#### Dataset content:
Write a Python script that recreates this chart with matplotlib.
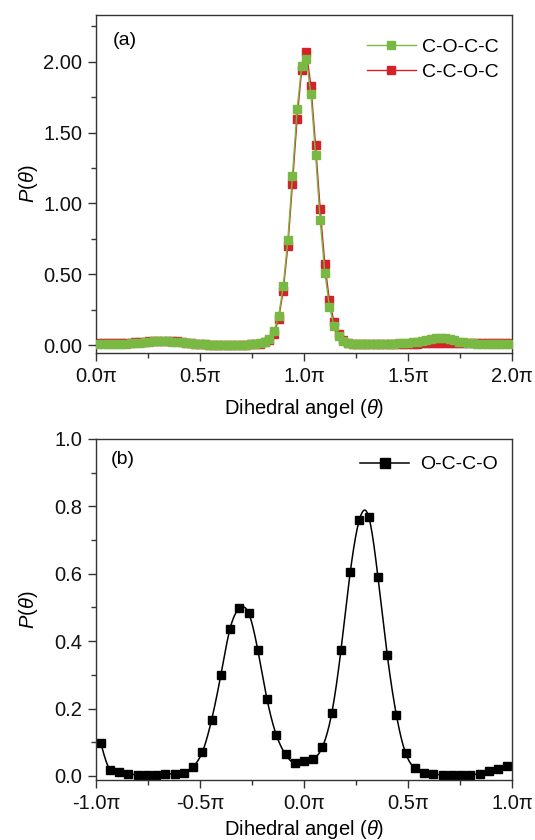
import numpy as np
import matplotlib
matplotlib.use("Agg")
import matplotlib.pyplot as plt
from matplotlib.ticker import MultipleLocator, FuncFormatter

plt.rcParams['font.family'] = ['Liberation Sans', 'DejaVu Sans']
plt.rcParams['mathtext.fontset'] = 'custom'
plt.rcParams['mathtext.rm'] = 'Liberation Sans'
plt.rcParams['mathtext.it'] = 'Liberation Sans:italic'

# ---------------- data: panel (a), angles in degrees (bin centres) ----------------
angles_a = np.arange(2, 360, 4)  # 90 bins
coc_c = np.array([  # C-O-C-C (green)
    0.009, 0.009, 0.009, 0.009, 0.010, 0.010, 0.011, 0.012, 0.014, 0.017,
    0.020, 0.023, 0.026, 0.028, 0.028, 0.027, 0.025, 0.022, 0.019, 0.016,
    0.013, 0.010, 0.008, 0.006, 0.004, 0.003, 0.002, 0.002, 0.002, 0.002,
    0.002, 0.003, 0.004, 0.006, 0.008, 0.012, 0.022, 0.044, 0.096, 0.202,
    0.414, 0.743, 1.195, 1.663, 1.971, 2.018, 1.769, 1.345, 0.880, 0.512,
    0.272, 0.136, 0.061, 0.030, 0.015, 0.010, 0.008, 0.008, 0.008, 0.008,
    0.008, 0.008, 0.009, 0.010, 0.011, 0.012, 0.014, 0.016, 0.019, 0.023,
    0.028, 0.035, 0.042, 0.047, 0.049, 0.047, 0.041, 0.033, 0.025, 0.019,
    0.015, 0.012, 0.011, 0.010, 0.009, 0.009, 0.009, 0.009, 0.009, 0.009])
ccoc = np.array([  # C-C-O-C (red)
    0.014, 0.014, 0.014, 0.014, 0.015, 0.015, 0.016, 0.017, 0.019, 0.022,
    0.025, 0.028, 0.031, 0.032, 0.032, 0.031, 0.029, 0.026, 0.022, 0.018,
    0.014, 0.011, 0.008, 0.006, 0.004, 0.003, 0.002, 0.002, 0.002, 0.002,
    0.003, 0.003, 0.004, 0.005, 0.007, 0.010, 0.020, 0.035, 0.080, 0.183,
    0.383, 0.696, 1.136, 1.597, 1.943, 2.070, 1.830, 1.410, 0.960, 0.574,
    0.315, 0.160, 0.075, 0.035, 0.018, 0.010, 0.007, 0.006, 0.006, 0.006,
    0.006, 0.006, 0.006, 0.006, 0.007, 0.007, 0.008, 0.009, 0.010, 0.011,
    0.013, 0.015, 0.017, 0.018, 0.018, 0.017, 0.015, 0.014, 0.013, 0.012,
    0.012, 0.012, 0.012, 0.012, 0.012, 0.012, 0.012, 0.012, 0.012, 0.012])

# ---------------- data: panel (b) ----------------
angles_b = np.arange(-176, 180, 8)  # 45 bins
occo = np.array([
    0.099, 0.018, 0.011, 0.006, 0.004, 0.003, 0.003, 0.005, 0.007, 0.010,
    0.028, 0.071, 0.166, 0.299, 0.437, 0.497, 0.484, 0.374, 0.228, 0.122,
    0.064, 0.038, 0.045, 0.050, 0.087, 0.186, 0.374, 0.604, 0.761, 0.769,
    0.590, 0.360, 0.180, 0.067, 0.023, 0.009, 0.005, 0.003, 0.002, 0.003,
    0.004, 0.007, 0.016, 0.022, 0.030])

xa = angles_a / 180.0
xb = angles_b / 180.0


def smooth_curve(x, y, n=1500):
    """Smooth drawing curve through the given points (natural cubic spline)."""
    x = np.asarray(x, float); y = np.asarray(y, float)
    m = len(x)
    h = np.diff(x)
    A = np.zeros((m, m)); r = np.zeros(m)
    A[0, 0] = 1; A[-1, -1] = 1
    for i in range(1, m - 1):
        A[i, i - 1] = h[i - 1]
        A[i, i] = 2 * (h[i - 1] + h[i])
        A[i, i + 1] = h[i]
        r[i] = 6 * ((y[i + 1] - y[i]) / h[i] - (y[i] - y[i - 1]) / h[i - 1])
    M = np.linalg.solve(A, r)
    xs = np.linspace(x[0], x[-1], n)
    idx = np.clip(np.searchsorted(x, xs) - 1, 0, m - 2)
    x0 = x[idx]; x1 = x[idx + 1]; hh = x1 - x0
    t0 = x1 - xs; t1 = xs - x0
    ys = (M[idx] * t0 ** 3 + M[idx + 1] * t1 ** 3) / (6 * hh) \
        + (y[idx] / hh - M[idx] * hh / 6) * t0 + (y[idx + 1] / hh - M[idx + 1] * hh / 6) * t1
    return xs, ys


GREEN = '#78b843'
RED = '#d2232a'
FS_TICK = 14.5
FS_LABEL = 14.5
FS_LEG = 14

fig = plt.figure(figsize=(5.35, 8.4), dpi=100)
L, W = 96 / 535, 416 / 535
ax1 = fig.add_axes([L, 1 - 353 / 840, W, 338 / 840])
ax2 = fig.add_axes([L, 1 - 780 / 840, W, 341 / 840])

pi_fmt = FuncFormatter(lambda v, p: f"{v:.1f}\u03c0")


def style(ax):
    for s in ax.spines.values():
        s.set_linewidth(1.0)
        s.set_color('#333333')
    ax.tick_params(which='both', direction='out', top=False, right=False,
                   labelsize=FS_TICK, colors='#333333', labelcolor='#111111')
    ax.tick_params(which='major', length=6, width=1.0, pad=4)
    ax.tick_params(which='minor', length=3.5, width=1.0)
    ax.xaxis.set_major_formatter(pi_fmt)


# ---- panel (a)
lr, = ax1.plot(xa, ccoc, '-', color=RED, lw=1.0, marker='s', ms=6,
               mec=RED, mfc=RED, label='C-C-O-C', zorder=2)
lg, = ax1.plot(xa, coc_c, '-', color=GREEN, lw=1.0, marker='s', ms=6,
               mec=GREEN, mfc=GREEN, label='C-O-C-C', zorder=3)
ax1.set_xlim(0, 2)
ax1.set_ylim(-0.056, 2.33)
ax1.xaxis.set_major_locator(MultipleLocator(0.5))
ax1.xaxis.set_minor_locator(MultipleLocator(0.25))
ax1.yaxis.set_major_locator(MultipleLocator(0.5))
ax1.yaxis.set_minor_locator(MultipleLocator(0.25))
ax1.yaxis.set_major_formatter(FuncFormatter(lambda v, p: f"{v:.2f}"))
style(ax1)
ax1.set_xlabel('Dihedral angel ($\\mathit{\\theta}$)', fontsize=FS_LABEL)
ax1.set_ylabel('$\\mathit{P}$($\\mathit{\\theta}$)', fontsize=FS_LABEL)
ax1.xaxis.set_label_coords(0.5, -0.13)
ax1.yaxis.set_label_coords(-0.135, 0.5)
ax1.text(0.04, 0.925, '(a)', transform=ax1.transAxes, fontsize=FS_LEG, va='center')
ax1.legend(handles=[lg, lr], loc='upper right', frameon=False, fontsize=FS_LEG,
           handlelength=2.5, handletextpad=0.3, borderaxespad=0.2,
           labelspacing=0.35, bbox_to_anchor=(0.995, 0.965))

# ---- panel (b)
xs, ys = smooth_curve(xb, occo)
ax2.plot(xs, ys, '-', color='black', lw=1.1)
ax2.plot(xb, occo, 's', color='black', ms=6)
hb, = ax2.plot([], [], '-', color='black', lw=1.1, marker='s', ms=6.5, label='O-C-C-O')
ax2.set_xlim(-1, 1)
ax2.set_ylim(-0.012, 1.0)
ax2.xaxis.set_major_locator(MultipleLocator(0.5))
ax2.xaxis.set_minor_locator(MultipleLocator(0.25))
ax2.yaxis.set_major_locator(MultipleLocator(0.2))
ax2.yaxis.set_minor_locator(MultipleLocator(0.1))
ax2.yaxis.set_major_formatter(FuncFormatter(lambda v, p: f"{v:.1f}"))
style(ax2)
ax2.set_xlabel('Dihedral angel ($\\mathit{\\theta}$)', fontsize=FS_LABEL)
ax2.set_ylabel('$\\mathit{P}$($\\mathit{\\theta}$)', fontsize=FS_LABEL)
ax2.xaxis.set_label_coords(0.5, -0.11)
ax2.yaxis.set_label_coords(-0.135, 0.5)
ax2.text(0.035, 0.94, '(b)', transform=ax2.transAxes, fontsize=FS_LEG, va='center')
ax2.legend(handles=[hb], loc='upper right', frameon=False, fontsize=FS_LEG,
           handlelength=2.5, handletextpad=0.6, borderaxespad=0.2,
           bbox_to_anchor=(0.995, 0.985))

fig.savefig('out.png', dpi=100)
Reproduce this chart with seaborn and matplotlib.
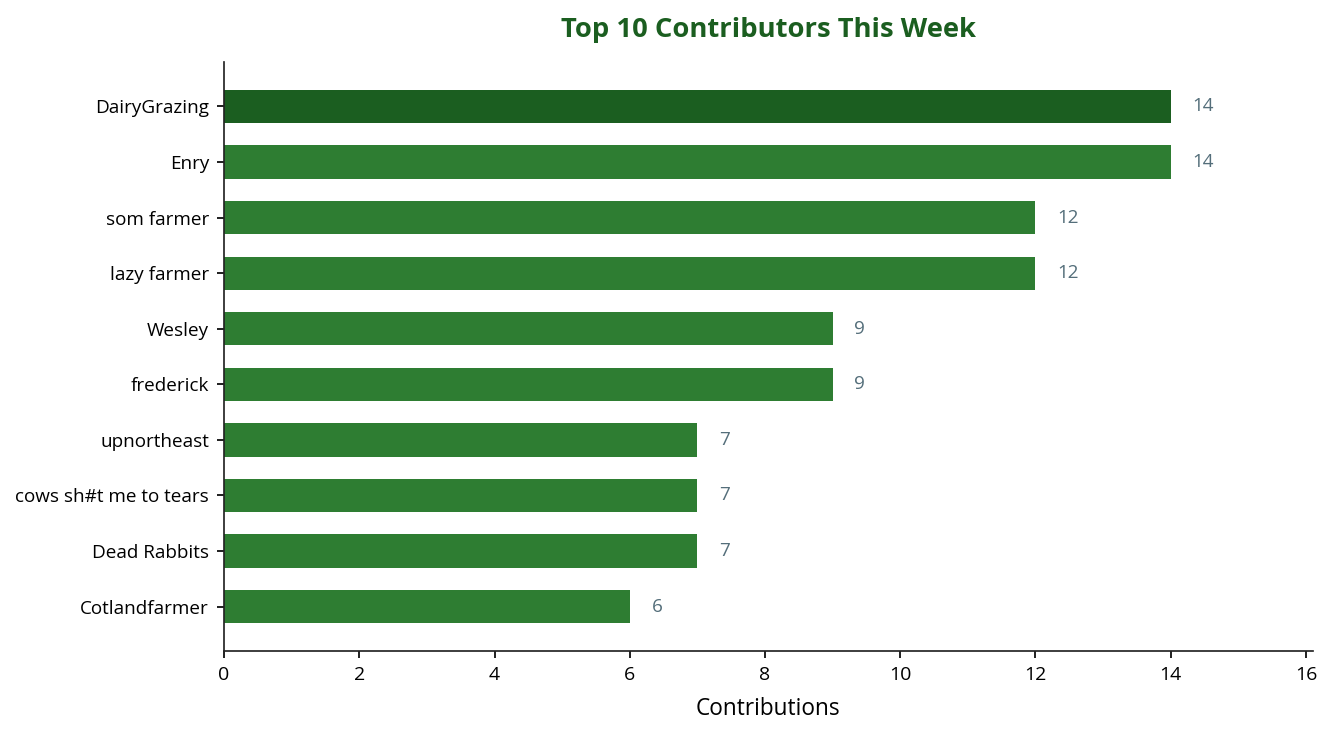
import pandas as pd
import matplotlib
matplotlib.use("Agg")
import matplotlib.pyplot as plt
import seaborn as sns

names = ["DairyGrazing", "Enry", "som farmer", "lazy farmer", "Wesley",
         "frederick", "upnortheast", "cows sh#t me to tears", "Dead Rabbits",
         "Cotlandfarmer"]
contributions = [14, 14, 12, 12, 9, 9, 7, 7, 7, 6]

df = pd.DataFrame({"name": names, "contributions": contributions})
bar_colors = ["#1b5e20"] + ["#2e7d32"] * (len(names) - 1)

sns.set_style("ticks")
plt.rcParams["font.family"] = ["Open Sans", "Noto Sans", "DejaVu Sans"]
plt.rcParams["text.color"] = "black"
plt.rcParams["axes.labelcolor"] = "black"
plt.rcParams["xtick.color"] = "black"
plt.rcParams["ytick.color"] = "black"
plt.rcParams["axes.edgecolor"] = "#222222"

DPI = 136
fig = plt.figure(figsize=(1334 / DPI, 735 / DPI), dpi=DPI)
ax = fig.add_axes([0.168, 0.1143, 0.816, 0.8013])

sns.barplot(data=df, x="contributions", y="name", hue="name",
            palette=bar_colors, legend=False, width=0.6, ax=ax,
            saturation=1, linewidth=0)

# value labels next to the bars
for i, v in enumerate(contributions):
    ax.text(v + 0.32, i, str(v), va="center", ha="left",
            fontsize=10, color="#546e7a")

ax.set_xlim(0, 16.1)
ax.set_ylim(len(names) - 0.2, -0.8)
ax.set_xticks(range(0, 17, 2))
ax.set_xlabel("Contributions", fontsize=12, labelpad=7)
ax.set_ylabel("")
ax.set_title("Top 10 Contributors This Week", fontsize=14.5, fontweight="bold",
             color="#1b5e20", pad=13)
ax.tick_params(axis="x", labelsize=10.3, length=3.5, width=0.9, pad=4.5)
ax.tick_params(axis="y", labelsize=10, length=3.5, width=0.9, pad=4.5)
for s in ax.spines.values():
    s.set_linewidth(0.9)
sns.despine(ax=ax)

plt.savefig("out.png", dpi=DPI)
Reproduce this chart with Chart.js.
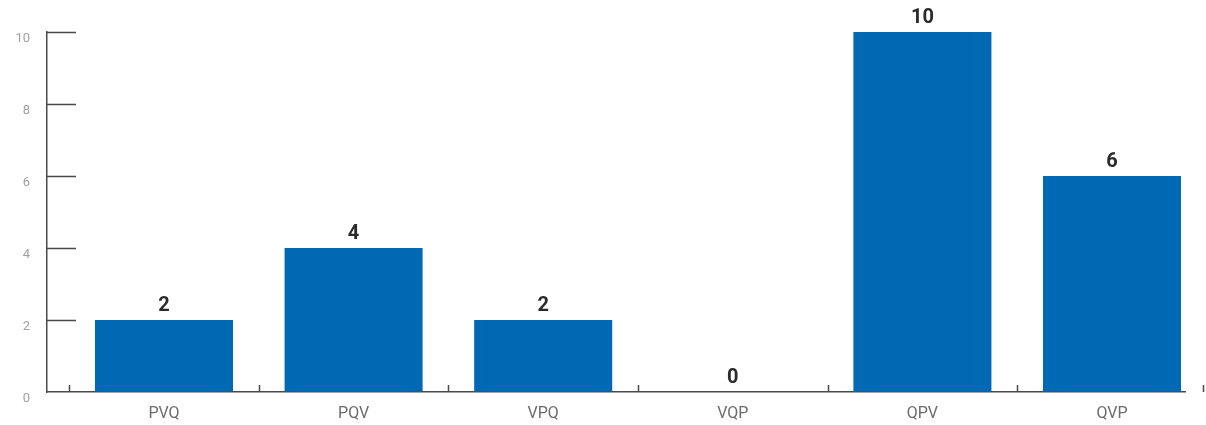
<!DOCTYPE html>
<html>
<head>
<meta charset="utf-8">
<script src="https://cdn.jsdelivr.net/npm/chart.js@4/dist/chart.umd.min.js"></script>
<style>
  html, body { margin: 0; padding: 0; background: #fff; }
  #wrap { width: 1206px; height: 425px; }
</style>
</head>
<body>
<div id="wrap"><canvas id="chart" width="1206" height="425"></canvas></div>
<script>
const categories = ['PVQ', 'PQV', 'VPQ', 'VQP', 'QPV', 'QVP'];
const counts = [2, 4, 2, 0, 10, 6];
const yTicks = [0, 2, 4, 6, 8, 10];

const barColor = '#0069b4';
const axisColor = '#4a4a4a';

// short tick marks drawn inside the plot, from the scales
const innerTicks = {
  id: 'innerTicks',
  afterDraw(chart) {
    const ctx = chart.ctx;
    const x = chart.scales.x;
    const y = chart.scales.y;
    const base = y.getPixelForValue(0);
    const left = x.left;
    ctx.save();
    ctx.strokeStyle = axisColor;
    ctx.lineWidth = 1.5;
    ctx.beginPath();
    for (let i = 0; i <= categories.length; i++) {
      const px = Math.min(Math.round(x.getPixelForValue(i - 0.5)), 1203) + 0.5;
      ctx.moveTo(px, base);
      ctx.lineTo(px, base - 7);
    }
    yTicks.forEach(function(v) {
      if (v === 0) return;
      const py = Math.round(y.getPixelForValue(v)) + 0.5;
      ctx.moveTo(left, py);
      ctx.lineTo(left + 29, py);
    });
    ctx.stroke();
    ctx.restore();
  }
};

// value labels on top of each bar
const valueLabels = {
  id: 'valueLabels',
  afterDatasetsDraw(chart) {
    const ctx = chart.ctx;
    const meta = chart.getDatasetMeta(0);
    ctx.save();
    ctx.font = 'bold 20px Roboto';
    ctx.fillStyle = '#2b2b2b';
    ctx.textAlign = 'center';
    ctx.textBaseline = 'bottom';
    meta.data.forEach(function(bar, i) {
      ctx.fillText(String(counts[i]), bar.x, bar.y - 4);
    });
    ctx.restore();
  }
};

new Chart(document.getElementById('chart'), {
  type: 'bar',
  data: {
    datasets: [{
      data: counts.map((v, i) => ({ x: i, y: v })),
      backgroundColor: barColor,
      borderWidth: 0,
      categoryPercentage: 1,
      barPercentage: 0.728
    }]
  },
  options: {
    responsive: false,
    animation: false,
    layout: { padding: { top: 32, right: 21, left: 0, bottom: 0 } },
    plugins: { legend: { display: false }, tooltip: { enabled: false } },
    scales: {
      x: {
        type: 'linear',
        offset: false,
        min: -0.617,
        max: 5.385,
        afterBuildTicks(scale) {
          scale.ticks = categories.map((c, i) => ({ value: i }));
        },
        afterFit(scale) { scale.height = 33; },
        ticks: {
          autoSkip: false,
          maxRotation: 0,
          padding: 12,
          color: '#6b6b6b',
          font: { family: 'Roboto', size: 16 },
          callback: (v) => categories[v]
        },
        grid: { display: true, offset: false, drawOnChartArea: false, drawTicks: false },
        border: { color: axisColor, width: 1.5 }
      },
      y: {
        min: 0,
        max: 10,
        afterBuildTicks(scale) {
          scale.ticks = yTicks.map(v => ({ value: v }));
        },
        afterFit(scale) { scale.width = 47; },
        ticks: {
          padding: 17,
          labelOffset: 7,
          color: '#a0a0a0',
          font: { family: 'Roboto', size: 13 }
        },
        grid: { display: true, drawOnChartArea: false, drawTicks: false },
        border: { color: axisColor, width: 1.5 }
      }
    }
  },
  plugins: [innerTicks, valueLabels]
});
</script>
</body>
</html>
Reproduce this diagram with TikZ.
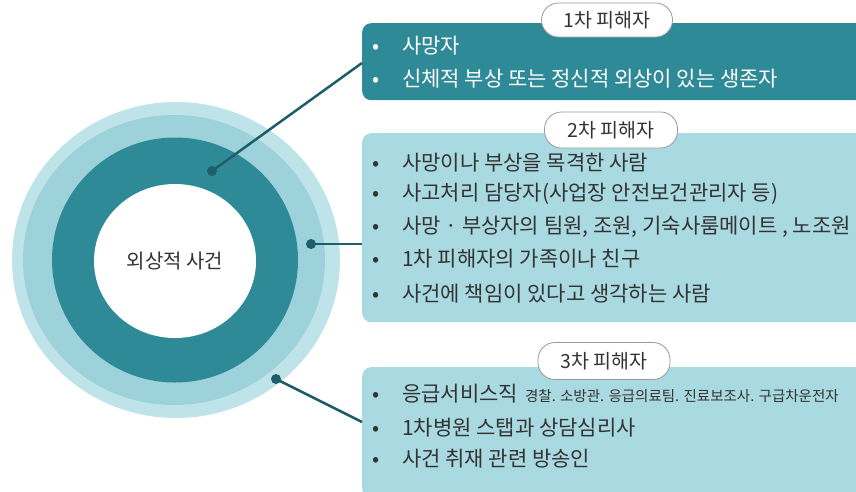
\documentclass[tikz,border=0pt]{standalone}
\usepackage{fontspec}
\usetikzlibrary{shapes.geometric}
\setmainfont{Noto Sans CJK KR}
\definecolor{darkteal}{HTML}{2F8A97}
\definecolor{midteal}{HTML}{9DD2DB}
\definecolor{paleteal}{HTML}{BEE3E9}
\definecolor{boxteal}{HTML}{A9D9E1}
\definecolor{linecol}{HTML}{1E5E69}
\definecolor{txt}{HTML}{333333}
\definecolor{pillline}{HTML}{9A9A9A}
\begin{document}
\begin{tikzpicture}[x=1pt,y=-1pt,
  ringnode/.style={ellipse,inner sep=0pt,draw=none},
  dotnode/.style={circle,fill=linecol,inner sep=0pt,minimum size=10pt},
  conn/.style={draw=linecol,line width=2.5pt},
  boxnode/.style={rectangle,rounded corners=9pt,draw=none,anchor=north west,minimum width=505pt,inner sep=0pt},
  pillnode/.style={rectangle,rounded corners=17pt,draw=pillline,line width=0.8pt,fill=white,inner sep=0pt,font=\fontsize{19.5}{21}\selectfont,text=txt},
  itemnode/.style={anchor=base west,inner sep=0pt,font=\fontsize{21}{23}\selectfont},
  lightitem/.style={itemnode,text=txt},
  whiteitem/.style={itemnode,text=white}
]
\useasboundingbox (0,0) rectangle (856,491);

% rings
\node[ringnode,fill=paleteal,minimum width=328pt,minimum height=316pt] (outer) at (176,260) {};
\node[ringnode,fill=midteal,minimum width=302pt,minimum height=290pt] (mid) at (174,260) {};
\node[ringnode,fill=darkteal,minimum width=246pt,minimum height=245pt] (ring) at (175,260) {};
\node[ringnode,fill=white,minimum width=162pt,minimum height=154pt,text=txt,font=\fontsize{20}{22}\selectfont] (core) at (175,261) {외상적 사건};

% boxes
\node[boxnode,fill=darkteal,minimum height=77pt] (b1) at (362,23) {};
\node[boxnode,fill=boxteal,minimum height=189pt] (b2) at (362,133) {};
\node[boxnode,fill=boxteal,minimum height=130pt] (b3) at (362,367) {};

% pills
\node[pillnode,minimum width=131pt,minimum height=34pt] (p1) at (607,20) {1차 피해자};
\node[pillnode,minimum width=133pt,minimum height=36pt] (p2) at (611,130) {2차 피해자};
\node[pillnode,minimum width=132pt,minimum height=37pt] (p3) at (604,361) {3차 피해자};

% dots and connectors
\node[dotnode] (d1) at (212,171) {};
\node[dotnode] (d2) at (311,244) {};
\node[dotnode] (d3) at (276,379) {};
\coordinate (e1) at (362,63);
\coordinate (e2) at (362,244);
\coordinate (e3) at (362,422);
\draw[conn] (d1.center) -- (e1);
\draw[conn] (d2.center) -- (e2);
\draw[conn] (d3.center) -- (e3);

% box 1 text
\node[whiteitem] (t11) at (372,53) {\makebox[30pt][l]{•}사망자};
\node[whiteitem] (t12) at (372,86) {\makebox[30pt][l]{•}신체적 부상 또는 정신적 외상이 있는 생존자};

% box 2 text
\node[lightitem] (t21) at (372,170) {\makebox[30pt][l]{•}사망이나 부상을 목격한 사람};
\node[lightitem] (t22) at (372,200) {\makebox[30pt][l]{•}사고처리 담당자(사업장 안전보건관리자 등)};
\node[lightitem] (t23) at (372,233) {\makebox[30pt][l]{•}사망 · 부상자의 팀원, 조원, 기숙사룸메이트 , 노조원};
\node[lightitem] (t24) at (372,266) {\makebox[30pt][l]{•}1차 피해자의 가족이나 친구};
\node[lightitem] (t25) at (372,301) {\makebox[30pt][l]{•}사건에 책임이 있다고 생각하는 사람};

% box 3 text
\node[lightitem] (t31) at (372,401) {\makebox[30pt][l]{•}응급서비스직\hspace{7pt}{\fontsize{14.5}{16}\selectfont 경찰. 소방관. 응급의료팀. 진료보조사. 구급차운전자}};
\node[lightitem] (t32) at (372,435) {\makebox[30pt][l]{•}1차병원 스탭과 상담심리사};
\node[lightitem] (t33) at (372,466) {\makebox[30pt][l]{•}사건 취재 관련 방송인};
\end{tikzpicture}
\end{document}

#### Problem description:
Omit every picture, and please return the entries exactly from the first line through the line with "plt.rcParams['mathtext.it'] = 'Liberation", both included.

#### The answer:
Write a Python script that recreates this chart with matplotlib.
import numpy as np
import matplotlib
matplotlib.use("Agg")
import matplotlib.pyplot as plt
from matplotlib.ticker import MultipleLocator, FuncFormatter

plt.rcParams['font.family'] = ['Liberation Sans', 'DejaVu Sans']
plt.rcParams['mathtext.fontset'] = 'custom'
plt.rcParams['mathtext.rm'] = 'Liberation Sans'
plt.rcParams['mathtext.it'] = 'Liberation Sans:italic'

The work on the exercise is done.